Dr. John Corrigan is the Lucius Moody Bristol Distinguished Professor of Religion, Professor of History, and Distinguished Research Professor at Florida State University. His research focuses on religion and emotion, religious intolerance, and the spatial humanities.

He has served as regular or visiting faculty at the University of Virginia, Harvard, Columbia, Oxford, University of London, Arizona State University, University of Halle-Wittenberg, and University College (Dublin), as a visiting scholar at the American Academy in Rome, as the Fulbright Distinguished Research Chair for the Netherlands, and as a Fulbright Specialist.

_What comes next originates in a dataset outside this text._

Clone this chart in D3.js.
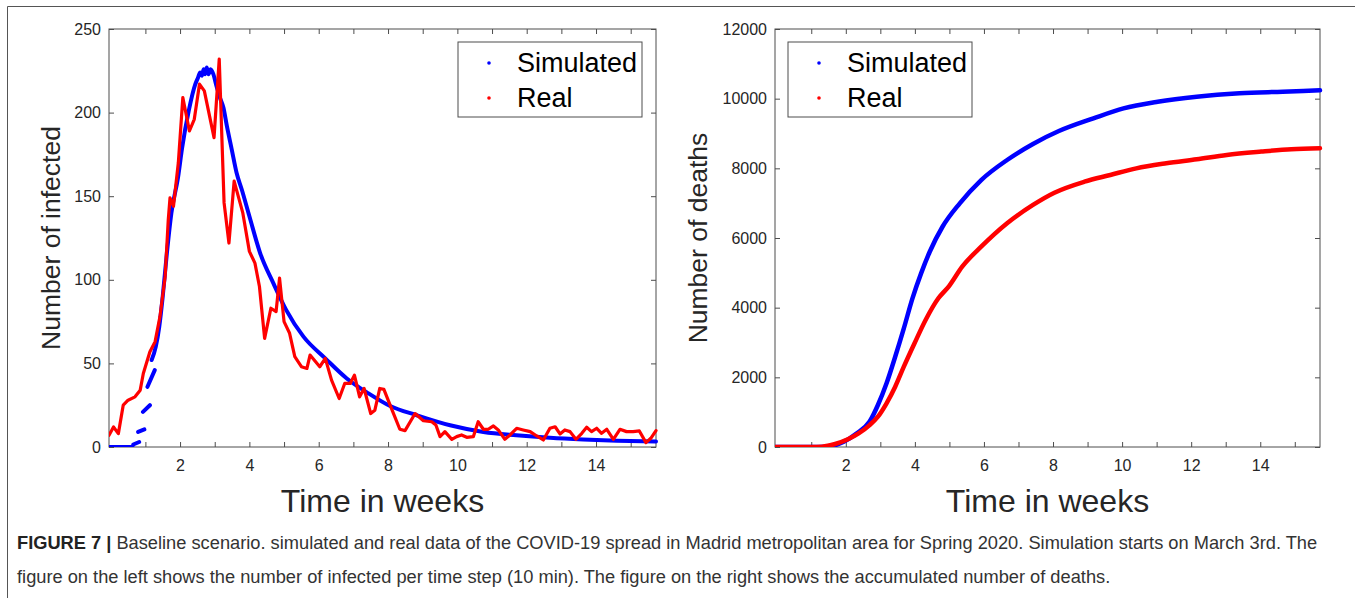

He also has taught in the FSU program in Florence.

He is editor-in-chief of The Oxford Encyclopedia of American Religion, editor of the Chicago History of American Religion book series published by the University of Chicago Press, and co-editor of The Spatial Humanities book series at Indiana University Press.

His research has been supported by fellowships from the National Endowment for the Humanities, the Andrew W. Mellon Foundation, the National Humanities Center, the American Council of Learned Societies, and the Fulbright Program, and by grants from public and private endowments.

Recent courses he has taught include Religion, Emotion, and America; Religion and Region in America; Religion in the American 19th Century; Religious Intolerance in America; Religion in the Colonial Americas; Historiography of American Religion; Religion and American Spaces.

In 2017 he was named the University of Chicago Divinity School Alumnus of the Year.